No: nada duradero de lo humano se construye sin tiempo y sin esfuerzo. Basta un puñal, una bala para acabar con una vida: solo años pueden formar un hombre y tanto más un cristiano y tanto más una sociedad recta y católica. Siempre ha sido más fácil destruir que construir.

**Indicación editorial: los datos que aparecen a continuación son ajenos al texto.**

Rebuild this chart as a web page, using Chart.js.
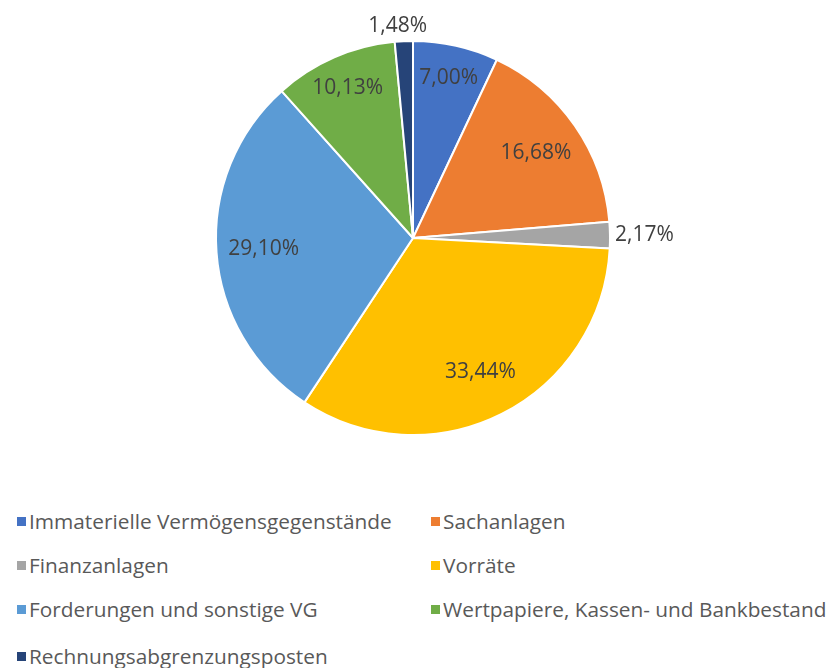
<!DOCTYPE html>
<html>
<head>
<meta charset="utf-8">
<script src="https://cdn.jsdelivr.net/npm/chart.js@4.4.0/dist/chart.umd.min.js"></script>
<style>
  body { margin: 0; background: #fff; font-family: "Open Sans", sans-serif; }
  #wrap { position: relative; width: 828px; height: 668px; }
  #legend { position: absolute; left: 0; top: 500px; width: 828px; }
  .item { position: absolute; font-size: 20.8px; color: #595959; white-space: nowrap; line-height: 24px; }
  .item span.box { position: absolute; left: -12px; top: 8px; width: 9px; height: 9px; }
</style>
</head>
<body>
<div id="wrap">
  <canvas id="pie" width="828" height="470"></canvas>
  <div id="legend"></div>
</div>
<script>
// Daten
let kategorien = ['Immaterielle Vermögensgegenstände', 'Sachanlagen', 'Finanzanlagen', 'Vorräte',
                  'Forderungen und sonstige VG', 'Wertpapiere, Kassen- und Bankbestand', 'Rechnungsabgrenzungsposten'];
let anteile = [7.00, 16.68, 2.17, 33.44, 29.10, 10.13, 1.48];
let farben = ['#4472C4', '#ED7D31', '#A5A5A5', '#FFC000', '#5B9BD5', '#70AD47', '#264478'];

// Beschriftung der Segmente
let labelPlugin = {
    id: 'sliceLabels',
    afterDatasetsDraw(chart) {
        let {ctx} = chart;
        let arcs = chart.getDatasetMeta(0).data;
        ctx.save();
        ctx.font = '21px "Open Sans"';
        ctx.fillStyle = '#404040';
        arcs.forEach((arc, i) => {
            let text = anteile[i].toFixed(2).replace('.', ',') + '%';
            let mid = (arc.startAngle + arc.endAngle) / 2;
            let cos = Math.cos(mid), sin = Math.sin(mid);
            if (anteile[i] < 3) {
                let r = arc.outerRadius + 5;
                let x = arc.x + cos * r, y = arc.y + sin * r;
                if (Math.abs(cos) > 0.5) {
                    ctx.textAlign = cos > 0 ? 'left' : 'right';
                    ctx.textBaseline = 'middle';
                } else {
                    ctx.textAlign = 'center';
                    ctx.textBaseline = sin < 0 ? 'bottom' : 'top';
                    x -= 6;
                }
                ctx.fillText(text, x, y);
            } else {
                // schmale Segmente: Beschriftung weiter aussen
                let r = arc.outerRadius * (anteile[i] < 12 ? 0.83 : 0.76);
                ctx.textAlign = 'center';
                ctx.textBaseline = 'middle';
                ctx.fillText(text, arc.x + cos * r, arc.y + sin * r);
            }
        });
        ctx.restore();
    }
};

let chart = new Chart(document.getElementById('pie'), {
    type: 'pie',
    data: {
        labels: kategorien,
        datasets: [{
            data: anteile,
            backgroundColor: farben,
            borderColor: '#ffffff',
            borderWidth: 2,
            hoverOffset: 0
        }]
    },
    options: {
        responsive: false,
        animation: false,
        devicePixelRatio: 1,
        layout: { padding: { top: 40, bottom: 34, left: 0, right: 2 } },
        plugins: { legend: { display: false }, tooltip: { enabled: false } }
    },
    plugins: [labelPlugin]
});

// Legende in zwei Spalten
let legend = document.getElementById('legend');
let zeilen = [21, 65, 109, 156];
kategorien.forEach((k, i) => {
    let div = document.createElement('div');
    div.className = 'item';
    div.style.left = (i % 2 == 0 ? 29 : 443) + 'px';
    div.style.top = (zeilen[Math.floor(i / 2)] - 12) + 'px';
    let box = document.createElement('span');
    box.className = 'box';
    box.style.background = farben[i];
    div.appendChild(box);
    div.appendChild(document.createTextNode(k));
    legend.appendChild(div);
});
</script>
</body>
</html>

Con enorme facilidad han demolido nuestra patria, arrinconado a nuestra Iglesia, infiltrado de estupidez y error sus mismas estructuras humanas. Y ya sabemos que no habrá milagros ni intervenciones prodigiosas para componer esto. Puede que en algún momento lluevan dólares o euros. Eso si que no costaría demasiado: un poco de sentido común, un poco de respeto por las leyes naturales, especialmente a la propiedad privada, un poco de honestidad en los negocios, un poco de ayuda de afuera, un poco de dejar trabajar al que puede y quiere, un poco de poner coto a la delincuencia de arriba y de abajo... Pero, ciertamente, no será fácil reconstruir la patria como patria, el sentido cristiano de la vida, la adhesión a los principios de Cristo, la vuelta de las mayorías a la Iglesia y de la Iglesia a sus carriles sobrenaturales. Es inútil pensar en revoluciones y golpes que no vendrán y que, si vienen, nada arreglarán. Contra las utopías nefastas de Lutero -y como señala la doctrina de Cristo- hemos de saber que siempre conviviremos con nuestras propias debilidades y las debilidades y pecados de los demás. Y, sin embargo, la de la reconstrucción en medio de los sembradores de cizaña no es una empresa que no puedan enfrentar doce hombres decididos, empezando por si mismos, por los suyos, por sus familias, por sus parroquias, por sus empresas, por sus escuelas... ayudados por la misericordiosa gracia de Dios.
Ya sabemos que el Reino -aquí plantado por nosotros- solo estallará gozoso y pleno, en que se refugien todos los pájaros del cielo, cuando arribemos a las orillas donde, a la derecha del Padre, Cristo y María reinan para siempre, en el Cielo.